Bias

High Bias: When a model has high bias, it means that it is too simple and does not capture the underlying structure of the data well. (Underfitting)

Low Bias: When a model has low bias, it means that it does capture the underlying structure of the data well. (Overfitting)

Regularizaion

L2 Regularization

L2 Regularization is a technique used to prevent overfitting in a model. It does this by adding a penalty term to the cost function. This penalty term is the sum of the squares of the weights. The cost function with L2 Regularization is given by:

\[\min_{\theta} \sum_{i=1}^{m} \Vert y^{(i)} - \theta^T x^{(i)} \Vert^2 + \frac{\lambda}{2} \Vert \theta \Vert^2\]

or more generally:

\[arg\min_{\theta} \sum_{i=1}^{m} L(y^{(i)}, \theta^T x^{(i)}) + \frac{\lambda}{2} \Vert \theta \Vert^2\]

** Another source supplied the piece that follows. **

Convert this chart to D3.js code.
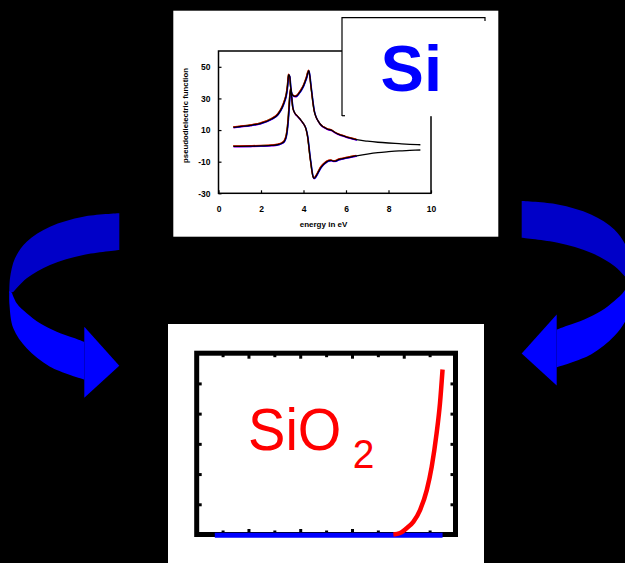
<!DOCTYPE html>
<html>
<head>
<meta charset="utf-8">
<script src="https://cdn.jsdelivr.net/npm/d3@7"></script>
<style>
  html, body { margin: 0; padding: 0; background: #000; }
  svg { display: block; }
  text { font-family: Arial, "Liberation Sans", sans-serif; }
</style>
</head>
<body>
<div id="chart"></div>
<script>
// ---- Si pseudodielectric function (top chart) ----
const energy = [0.7, 1.0, 1.5, 2.0, 2.5, 2.8, 3.0, 3.1, 3.2, 3.25, 3.3, 3.35, 3.4, 3.45, 3.5,
  3.6, 3.7, 3.8, 3.9, 4.0, 4.1, 4.15, 4.2, 4.25, 4.3, 4.35, 4.4, 4.45, 4.5, 4.6, 4.7, 4.8,
  4.9, 5.0, 5.1, 5.2, 5.3, 5.4, 5.5, 5.6, 5.8, 6.0, 6.25, 6.5, 7.0, 7.5, 8.0, 8.5, 9.0, 9.5];
const upperCurve = [11.7, 12.2, 13.0, 14.3, 17.0, 20.0, 24.5, 28, 33, 38, 45, 44, 37, 33, 32,
  31.3, 31.8, 33.5, 35.5, 38, 41.5, 43.5, 46, 47.5, 44, 38, 32.5, 27, 22.5, 18, 15.5, 13.5,
  12.3, 11.5, 10.8, 10.3, 10.0, 9.2, 8.3, 7.6, 6.6, 5.7, 4.8, 3.9, 3.0, 2.3, 1.8, 1.4, 1.0, 0.7];
const lowerCurve = [-0.3, -0.3, -0.2, 0, 0.3, 0.8, 1.8, 3, 7, 12, 20, 30, 36, 30, 24,
  20.5, 19, 17.5, 15.8, 14, 11.5, 9, 5.5, 0, -6, -11, -16, -19.5, -20.5, -19, -16.5, -14,
  -12.3, -11, -10, -9.4, -9.2, -9.6, -9.6, -9.0, -8.2, -7.6, -6.9, -6.3, -5.2, -4.3, -3.7, -3.2, -2.9, -2.6];
const siTicksX = [0, 2, 4, 6, 8, 10];
const siTicksY = [-30, -10, 10, 30, 50];
// measured traces lying under the black fit, only up to 6.5 eV
const traceColors = ['#ff00ff', '#00a000', '#0000ff', '#ff0000'];
const traceMaxEnergy = 6.5;

// ---- SiO2 (bottom chart) ----
const oxideEnergy = [7.6, 7.86, 8.1, 8.37, 8.63, 8.89, 9.08, 9.27, 9.4, 9.5];
const oxideValues = [0, 0.05, 0.2, 0.42, 0.81, 1.47, 2.24, 3.35, 4.34, 5.46];
const baseEnergy = [0.7, 9.5];
const baseValues = [0, 0];
const oxideMajorTicks = [2, 4, 6, 8];
const oxideMinorTicks = [1, 3, 5, 7, 9];
const oxideTicksY = [1, 2, 3, 4, 5];

const width = 625;
const height = 563;

const svg = d3.select('#chart')
    .append('svg')
    .attr('width', width)
    .attr('height', height);

svg.append('rect')
    .attr('width', width)
    .attr('height', height)
    .attr('fill', '#000');

// ---------- curved arrows ----------
const edge = d3.line().curve(d3.curveCatmullRom.alpha(0.5));
function ribbon(outer, inner) {
    return edge(outer) + 'L' + edge(inner.slice().reverse()).slice(1) + 'Z';
}
const backOuter = [[119.3, 213.3], [83.3, 216.7], [50, 226.7], [26.7, 241.7], [15, 258.3], [10, 278.3], [9.3, 293]];
const backInner = [[119.3, 250], [83.3, 255], [50, 265], [26.7, 278.3], [13.3, 292]];
const frontOuter = [[9.3, 291], [9.5, 305], [13.3, 328.3], [26.7, 348.3], [50, 366.7], [84.3, 379.5]];
const frontInner = [[12, 293], [16.7, 303.3], [26.7, 313.3], [40, 323.3], [56.7, 331.7], [73.3, 337.7], [84.3, 341.8]];
const head = [[84.3, 326.7], [119.3, 365.7], [84.3, 397.7]];

function drawArrow(g) {
    g.append('path').attr('d', ribbon(backOuter, backInner)).attr('fill', '#0000c8');
    g.append('path').attr('d', ribbon(frontOuter, frontInner)).attr('fill', '#0000ff');
    g.append('path').attr('d', d3.line()(head) + 'Z').attr('fill', '#0000ff');
}
drawArrow(svg.append('g'));
drawArrow(svg.append('g').attr('transform', 'translate(641,-12.3) scale(-1,1)'));

// ---------- top panel (Si) ----------
svg.append('rect')
    .attr('x', 173.3).attr('y', 10.7)
    .attr('width', 325).attr('height', 226)
    .attr('fill', '#fff');

const x = d3.scaleLinear().domain([0, 10]).range([218.5, 431]);
const y = d3.scaleLinear().domain([-30, 60]).range([193.3, 51]);

const topPanel = svg.append('g');

topPanel.append('rect')
    .attr('x', x(0)).attr('y', y(60))
    .attr('width', x(10) - x(0)).attr('height', y(-30) - y(60))
    .attr('fill', 'none')
    .attr('stroke', '#000')
    .attr('stroke-width', 1.5);

const yAxis = topPanel.append('g')
    .attr('transform', `translate(${x(0)},0)`)
    .call(d3.axisLeft(y).tickValues(siTicksY).tickSize(-3).tickSizeOuter(0)
        .tickPadding(8).tickFormat(d => String(d)));
const xAxis = topPanel.append('g')
    .attr('transform', `translate(0,${y(-30)})`)
    .call(d3.axisBottom(x).tickValues(siTicksX).tickSize(-3).tickSizeOuter(0)
        .tickPadding(13).tickFormat(d => String(d)));
[yAxis, xAxis].forEach(a => {
    a.select('.domain').remove();
    a.selectAll('line').attr('stroke', '#000').attr('stroke-width', 1.2);
    a.selectAll('text')
        .attr('fill', '#000')
        .style('font-size', '8.5px')
        .style('font-weight', 'bold')
        .style('font-family', 'Arial, "Liberation Sans", sans-serif');
});

topPanel.append('text')
    .attr('transform', 'translate(185.7,115.5) rotate(-90)')
    .attr('text-anchor', 'middle')
    .attr('dominant-baseline', 'central')
    .style('font-size', '7.8px')
    .style('font-weight', 'bold')
    .text('pseudodielectric function');

topPanel.append('text')
    .attr('x', 323.5).attr('y', 224.3)
    .attr('text-anchor', 'middle')
    .attr('dominant-baseline', 'central')
    .style('font-size', '8px')
    .style('font-weight', 'bold')
    .text('energy in eV');

// curves: coloured measurements first, black fit on top
const curve = values => d3.line()
    .x((d, i) => x(energy[i]))
    .y(d => y(d))
    .curve(d3.curveMonotoneX)(values);
const measured = values => d3.line()
    .defined((d, i) => energy[i] <= traceMaxEnergy)
    .x((d, i) => x(energy[i]))
    .y(d => y(d))
    .curve(d3.curveMonotoneX)(values);
const offsets = [[0, 0.6], [-0.3, -0.4], [0.4, 0.4], [-0.3, -0.6]];

traceColors.forEach((c, k) => {
    [upperCurve, lowerCurve].forEach(values => {
        topPanel.append('path')
            .attr('d', measured(values))
            .attr('transform', `translate(${offsets[k][0]},${offsets[k][1]})`)
            .attr('fill', 'none')
            .attr('stroke', c)
            .attr('stroke-width', 1.1);
    });
});
[upperCurve, lowerCurve].forEach(values => {
    topPanel.append('path')
        .attr('d', curve(values))
        .attr('fill', 'none')
        .attr('stroke', '#000')
        .attr('stroke-width', 1.3);
});

// overlapping white box with the "Si" label
topPanel.append('rect')
    .attr('x', 342).attr('y', 17.7)
    .attr('width', 143).attr('height', 98.5)
    .attr('fill', '#fff');
topPanel.append('path')
    .attr('d', 'M342,116V17.7H485V21')
    .attr('fill', 'none')
    .attr('stroke', '#000')
    .attr('stroke-width', 1.2);
topPanel.append('path')
    .attr('d', 'M342,115.7H345')
    .attr('stroke', '#000')
    .attr('stroke-width', 1.2);
topPanel.append('text')
    .attr('x', 411.3).attr('y', 91)
    .attr('text-anchor', 'middle')
    .attr('fill', '#0000ff')
    .style('font-size', '65px')
    .style('font-weight', 'bold')
    .text('Si');

// ---------- bottom panel (SiO2) ----------
svg.append('rect')
    .attr('x', 168).attr('y', 324)
    .attr('width', 316).attr('height', 239)
    .attr('fill', '#fff');

const x2 = d3.scaleLinear().domain([0, 10]).range([196.7, 455.5]);
const y2 = d3.scaleLinear().domain([0, 6]).range([534.5, 353.2]);

const bottomPanel = svg.append('g');

bottomPanel.append('rect')
    .attr('x', x2(0)).attr('y', y2(6))
    .attr('width', x2(10) - x2(0)).attr('height', y2(0) - y2(6))
    .attr('fill', 'none')
    .attr('stroke', '#000')
    .attr('stroke-width', 5);

// inward ticks on all four sides
function ticks(axis, transform) {
    const g = bottomPanel.append('g').attr('transform', transform).call(axis);
    g.select('.domain').remove();
    g.selectAll('text').remove();
    g.selectAll('line').attr('stroke', '#000').attr('stroke-width', 3);
}
ticks(d3.axisBottom(x2).tickValues(oxideMajorTicks).tickSize(-5.5).tickSizeOuter(0), `translate(0,${y2(0)})`);
ticks(d3.axisTop(x2).tickValues(oxideMajorTicks).tickSize(-5.5).tickSizeOuter(0), `translate(0,${y2(6)})`);
ticks(d3.axisBottom(x2).tickValues(oxideMinorTicks).tickSize(-4).tickSizeOuter(0), `translate(0,${y2(0)})`);
ticks(d3.axisTop(x2).tickValues(oxideMinorTicks).tickSize(-4).tickSizeOuter(0), `translate(0,${y2(6)})`);
ticks(d3.axisLeft(y2).tickValues(oxideTicksY).tickSize(-5).tickSizeOuter(0), `translate(${x2(0)},0)`);
ticks(d3.axisRight(y2).tickValues(oxideTicksY).tickSize(-5).tickSizeOuter(0), `translate(${x2(10)},0)`);

const line2 = (xs, ys) => d3.line()
    .x((d, i) => x2(xs[i]))
    .y(d => y2(d))
    .curve(d3.curveMonotoneX)(ys);

bottomPanel.append('path')
    .attr('d', line2(baseEnergy, baseValues))
    .attr('transform', 'translate(0,0.8)')
    .attr('fill', 'none')
    .attr('stroke', '#0000ff')
    .attr('stroke-width', 5);

bottomPanel.append('path')
    .attr('d', line2(oxideEnergy, oxideValues))
    .attr('fill', 'none')
    .attr('stroke', '#ff0000')
    .attr('stroke-width', 4.5);

// "SiO2" label, slightly condensed like the original
const label = bottomPanel.append('text')
    .attr('transform', 'translate(248,450) scale(0.95,1)')
    .attr('fill', '#ff0000')
    .style('font-size', '59px');
label.append('tspan').text('SiO');
label.append('tspan')
    .attr('dx', 12).attr('dy', 18)
    .style('font-size', '41px')
    .text('2');
</script>
</body>
</html>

where $L(y^{(i)}, \theta^T x^{(i)})$ is the loss function.

L1 Regularization

L1 Regularization is a technique used to feature select in a model. It does this by adding a penalty term to the cost function. This penalty term is the sum of the absolute values of the weights. The cost function with L1 Regularization is given by:

\[\min_{\theta} \sum_{i=1}^{m} \Vert y^{(i)} - \theta^T x^{(i)} \Vert^2 + \frac{\lambda}{2} \vert \theta_{i} \vert\]

Train/Dev/Test Splits

Suppose we have a dataset $S$, which we split into three parts: $S_{train}$, $S_{dev}$, and $S_{test}$.

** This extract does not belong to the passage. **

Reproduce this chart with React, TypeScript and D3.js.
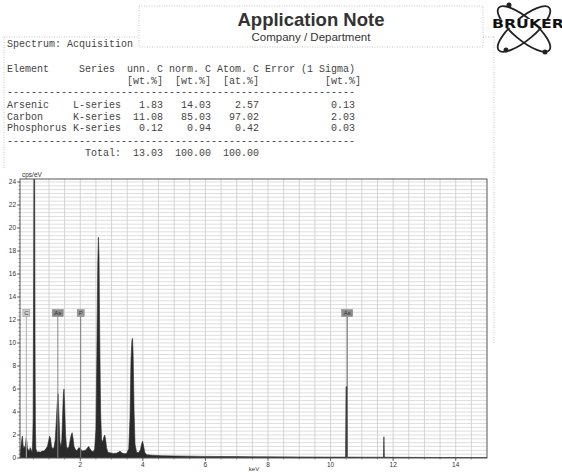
import React from "react";
import * as d3 from "d3";

// ---------- Data ----------
const titleText = "Application Note";
const subtitleText = "Company / Department";
const spectrumName = "Spectrum: Acquisition";

const elements = ["Arsenic", "Carbon", "Phosphorus"];
const seriesNames = ["L-series", "K-series", "K-series"];
const unnC = ["1.83", "11.08", "0.12"];
const normC = ["14.03", "85.03", "0.94"];
const atomC = ["2.57", "97.02", "0.42"];
const errSigma = ["0.13", "2.03", "0.03"];
const totals = ["13.03", "100.00", "100.00"];

// spectrum: [keV, cps/eV]
const spectrum: [number, number][] = [
  [0.07, 0.3], [0.1, 0.9], [0.13, 1.6], [0.15, 1.9], [0.17, 1.2], [0.19, 0.8],
  [0.21, 1.0], [0.23, 0.8], [0.25, 1.2], [0.27, 1.7], [0.29, 1.5], [0.31, 0.9],
  [0.34, 0.7], [0.37, 0.6], [0.4, 0.9], [0.43, 0.7], [0.46, 0.5], [0.48, 1.5],
  [0.495, 3.5], [0.505, 12], [0.512, 17], [0.52, 25], [0.54, 25], [0.548, 17],
  [0.556, 8], [0.566, 2.5], [0.58, 0.8], [0.62, 0.5], [0.67, 0.55], [0.72, 0.5],
  [0.78, 0.6], [0.84, 0.6], [0.9, 0.8], [0.95, 1.0], [0.99, 1.5], [1.02, 1.9],
  [1.05, 1.7], [1.08, 1.0], [1.12, 0.8], [1.16, 0.9], [1.2, 1.6], [1.23, 3.0],
  [1.26, 4.6], [1.29, 5.6], [1.32, 3.6], [1.35, 1.4], [1.38, 1.0], [1.41, 1.6],
  [1.44, 4.0], [1.46, 5.6], [1.48, 6.0], [1.5, 4.6], [1.53, 2.0], [1.56, 1.0],
  [1.6, 0.8], [1.64, 1.0], [1.68, 1.6], [1.71, 2.0], [1.74, 2.2], [1.77, 1.7],
  [1.8, 1.0], [1.85, 0.7], [1.9, 0.65], [1.95, 0.9], [1.99, 0.85], [2.03, 0.7],
  [2.08, 0.6], [2.13, 0.65], [2.18, 0.7], [2.23, 0.9], [2.27, 1.0], [2.31, 0.8],
  [2.36, 0.6], [2.42, 0.55], [2.46, 0.8], [2.5, 2.5], [2.53, 9], [2.56, 17],
  [2.58, 19.2], [2.6, 17.5], [2.62, 11], [2.65, 4], [2.68, 1.6], [2.72, 1.4],
  [2.75, 1.8], [2.78, 2.0], [2.81, 1.6], [2.84, 0.9], [2.88, 0.5], [2.95, 0.45],
  [3.05, 0.4], [3.15, 0.42], [3.22, 0.5], [3.27, 0.6], [3.32, 0.45], [3.4, 0.38],
  [3.48, 0.4], [3.55, 0.8], [3.59, 3.5], [3.62, 8.5], [3.65, 10.2], [3.67, 10.4],
  [3.69, 9], [3.72, 4], [3.75, 1.2], [3.8, 0.5], [3.86, 0.45], [3.92, 0.7],
  [3.96, 1.2], [3.99, 1.45], [4.02, 1.1], [4.06, 0.5], [4.12, 0.28], [4.3, 0.24],
  [4.6, 0.2], [5.0, 0.18], [5.5, 0.16], [6.0, 0.14], [6.5, 0.13], [7.0, 0.12],
  [7.5, 0.11], [8.0, 0.1], [9.0, 0.09], [10.0, 0.08], [10.48, 0.08], [10.495, 6.2],
  [10.525, 6.2], [10.54, 0.08], [11.0, 0.07], [11.69, 0.07], [11.705, 1.85],
  [11.72, 0.07], [12.0, 0.06], [13.0, 0.05], [14.0, 0.04], [15.0, 0.03],
];

const markerLabels = ["C", "As", "P", "As"];
const markerEnergies = [0.277, 1.282, 2.013, 10.532];
const markerLineColors = ["#b0b0b0", "#8a8a8a", "#7a7a7a", "#6a6a6a"];
const markerBoxColors = ["#cfcfcf", "#8c8c8c", "#9a9a9a", "#8c8c8c"];

const xTickValues = [2, 4, 6, 8, 10, 12, 14];
const yTickValues = [0, 2, 4, 6, 8, 10, 12, 14, 16, 18, 20, 22, 24];

// ---------- Layout ----------
const W = 562;
const H = 472;
const plotL = 20;
const plotR = 487;
const plotT = 179;
const plotB = 458;

export default function App() {
  const x = d3.scaleLinear().domain([0, 15]).range([17.7, 487]);
  const y = d3.scaleLinear().domain([0, 24.26]).range([plotB, plotT]);

  const area = d3
    .area<[number, number]>()
    .x((d) => x(d[0]))
    .y0(y(0))
    .y1((d) => y(d[1]));

  const vGrid = d3.range(0.5, 15, 0.5);
  const hGrid = d3.range(1, 73).map((i) => (i * 1) / 3);

  const mono = "'Liberation Mono', 'DejaVu Sans Mono', monospace";
  const sans = "'Liberation Sans', Arial, sans-serif";

  const tableLines: { text: string; y: number }[] = [];
  tableLines.push({ text: spectrumName, y: 47 });
  tableLines.push({
    text: "Element     Series  unn. C norm. C Atom. C Error (1 Sigma)",
    y: 72,
  });
  tableLines.push({
    text: "                    [wt.%]  [wt.%]  [at.%]           [wt.%]",
    y: 83.5,
  });
  tableLines.push({ text: "-".repeat(58), y: 94.5 });
  const rowYs = [108, 119.5, 131];
  elements.forEach((el, i) => {
    tableLines.push({
      text:
        el.padEnd(11) +
        seriesNames[i] +
        unnC[i].padStart(7) +
        normC[i].padStart(8) +
        atomC[i].padStart(8) +
        errSigma[i].padStart(16),
      y: rowYs[i],
    });
  });
  tableLines.push({ text: "-".repeat(58), y: 143.5 });
  tableLines.push({
    text:
      " ".repeat(13) +
      "Total:" +
      totals[0].padStart(7) +
      totals[1].padStart(8) +
      totals[2].padStart(8),
    y: 156,
  });

  const dot = { stroke: "#b5b5b5", strokeWidth: 0.8, strokeDasharray: "1,1.5", fill: "none" };

  return (
    <svg
      width={W}
      height={H}
      style={{ position: "absolute", left: 0, top: 0, background: "#fff" }}
    >
      <rect x={0} y={0} width={W} height={H} fill="#fff" />
      {/* outer dotted page box */}
      <line x1={4} y1={37} x2={139} y2={37} {...dot} />
      <line x1={483} y1={37} x2={494} y2={37} {...dot} />
      <line x1={4} y1={37} x2={4} y2={168} {...dot} />
      <line x1={494} y1={37} x2={494} y2={343} {...dot} />

      {/* header box */}
      <rect x={139} y={6} width={344} height={41} fill="#fff" {...dot} />
      <text
        x={311}
        y={26}
        textAnchor="middle"
        fontFamily={sans}
        fontWeight="bold"
        fontSize={18.5}
        fill="#333"
      >
        {titleText}
      </text>
      <text
        x={311}
        y={41}
        textAnchor="middle"
        fontFamily={sans}
        fontSize={11.5}
        fill="#333"
      >
        {subtitleText}
      </text>

      {/* logo */}
      <g fill="none" stroke="#222" strokeWidth={1.8}>
        <ellipse cx={524} cy={29} rx={33} ry={11} transform="rotate(40 524 29)" />
        <ellipse cx={524} cy={29} rx={33} ry={11} transform="rotate(-40 524 29)" />
      </g>
      <g fill="#222">
        <circle cx={509} cy={5} r={2.5} />
        <circle cx={506} cy={50} r={2.5} />
        <circle cx={545} cy={52} r={2.5} />
      </g>
      <rect x={492} y={19} width={70} height={9} fill="#fff" />
      <text
        x={492}
        y={27.5}
        fontFamily="'DejaVu Sans', sans-serif"
        fontWeight="bold"
        fontSize={11.5}
        fill="#111"
        textLength={72}
        lengthAdjust="spacingAndGlyphs"
      >
        BRUKER
      </text>

      {/* table text */}
      {tableLines.map((l, i) => (
        <text
          key={i}
          x={7}
          y={l.y}
          fontFamily={mono}
          fontSize={10}
          fill="#444"
          style={{ whiteSpace: "pre" }}
        >
          {l.text}
        </text>
      ))}

      {/* plot */}
      <defs>
        <clipPath id="plotclip">
          <rect x={plotL} y={plotT} width={plotR - plotL} height={plotB - plotT} />
        </clipPath>
      </defs>
      <g>
        {hGrid.map((v, i) => (
          <line
            key={"h" + i}
            x1={plotL}
            x2={plotR}
            y1={y(v)}
            y2={y(v)}
            stroke="#d6d6d6"
            strokeWidth={0.8}
          />
        ))}
        {vGrid.map((v, i) => (
          <line
            key={"v" + i}
            x1={x(v)}
            x2={x(v)}
            y1={plotT}
            y2={plotB}
            stroke="#cfcfcf"
            strokeWidth={0.9}
          />
        ))}
      </g>

      <g clipPath="url(#plotclip)">
        <path d={area(spectrum) || ""} fill="#2a2a2a" stroke="#2a2a2a" strokeWidth={0.6} />
        {markerEnergies.map((e, i) => (
          <line
            key={"m" + i}
            x1={x(e)}
            x2={x(e)}
            y1={y(0)}
            y2={y(12.3)}
            stroke={markerLineColors[i]}
            strokeWidth={1}
          />
        ))}
      </g>

      {markerEnergies.map((e, i) => {
        const w = markerLabels[i].length > 1 ? 11 : 7;
        return (
          <g key={"lb" + i}>
            <rect
              x={x(e) - w / 2}
              y={y(12.3) - 7}
              width={w}
              height={7}
              fill={markerBoxColors[i]}
              stroke="#777"
              strokeWidth={0.4}
            />
            <text
              x={x(e)}
              y={y(12.3) - 1.4}
              textAnchor="middle"
              fontFamily={sans}
              fontSize={6}
              fill="#333"
            >
              {markerLabels[i]}
            </text>
          </g>
        );
      })}

      {/* frame */}
      <rect
        x={plotL}
        y={plotT}
        width={plotR - plotL}
        height={plotB - plotT}
        fill="none"
        stroke="#555"
        strokeWidth={1}
      />

      {/* y axis ticks */}
      {hGrid.concat([0]).map((v, i) => (
        <line
          key={"ym" + i}
          x1={plotL - 1.5}
          x2={plotL}
          y1={y(v)}
          y2={y(v)}
          stroke="#555"
          strokeWidth={0.6}
        />
      ))}
      {yTickValues.map((v) => (
        <g key={"yt" + v}>
          <line x1={plotL - 3} x2={plotL} y1={y(v)} y2={y(v)} stroke="#555" strokeWidth={0.8} />
          <text
            x={plotL - 4}
            y={y(v)}
            dy="0.35em"
            textAnchor="end"
            fontFamily={sans}
            fontSize={6.5}
            fill="#333"
          >
            {v}
          </text>
        </g>
      ))}
      <text x={22} y={177} fontFamily={sans} fontSize={6.5} fill="#333">
        cps/eV
      </text>

      {/* x axis ticks */}
      {vGrid.map((v, i) => (
        <line
          key={"xm" + i}
          x1={x(v)}
          x2={x(v)}
          y1={plotB}
          y2={plotB + 1.5}
          stroke="#555"
          strokeWidth={0.6}
        />
      ))}
      {xTickValues.map((v) => (
        <g key={"xt" + v}>
          <line x1={x(v)} x2={x(v)} y1={plotB} y2={plotB + 3} stroke="#555" strokeWidth={0.8} />
          <text
            x={x(v)}
            y={plotB + 8.5}
            textAnchor="middle"
            fontFamily={sans}
            fontSize={6.5}
            fill="#333"
          >
            {v}
          </text>
        </g>
      ))}
      <text x={254} y={470.5} textAnchor="middle" fontFamily={sans} fontSize={6} fill="#333">
        keV
      </text>
    </svg>
  );
}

• Train each model $i$ (option for degree of polynomial) on $S_{train}$. Get some hypothesis $h_{i}$.

• Measure the error of $h_{i}$ on $S_{dev}$. Pick the model with the lowest error on $S_{dev}$.

• Evaluate the model on $S_{test}$ to estimate the generalization error.

Model Selection & Cross-Validation

k-Fold Cross-Validation

Suppose we have a train set $S_{train} = { (x^{(1)}, y^{(1)}), \ldots, (x^{(100)}, y^{(100)}) }$.

Let $k = 5$ (but $k=10$ is typical).

1. Divide $S_{train}$ into $k$ equal-sized subsets $S_{1}, \ldots, S_{k}$.

2. For $i = 1, \ldots, k$:

   • Train on $k-1$ pieces.
   • Test on the remaining $1$ pieces ($S_{i}$).

Leave-One-Out Cross-Validation

Leave-One-Out Cross-Validation is a special case of k-Fold Cross-Validation where $k = m$ (the number of training examples).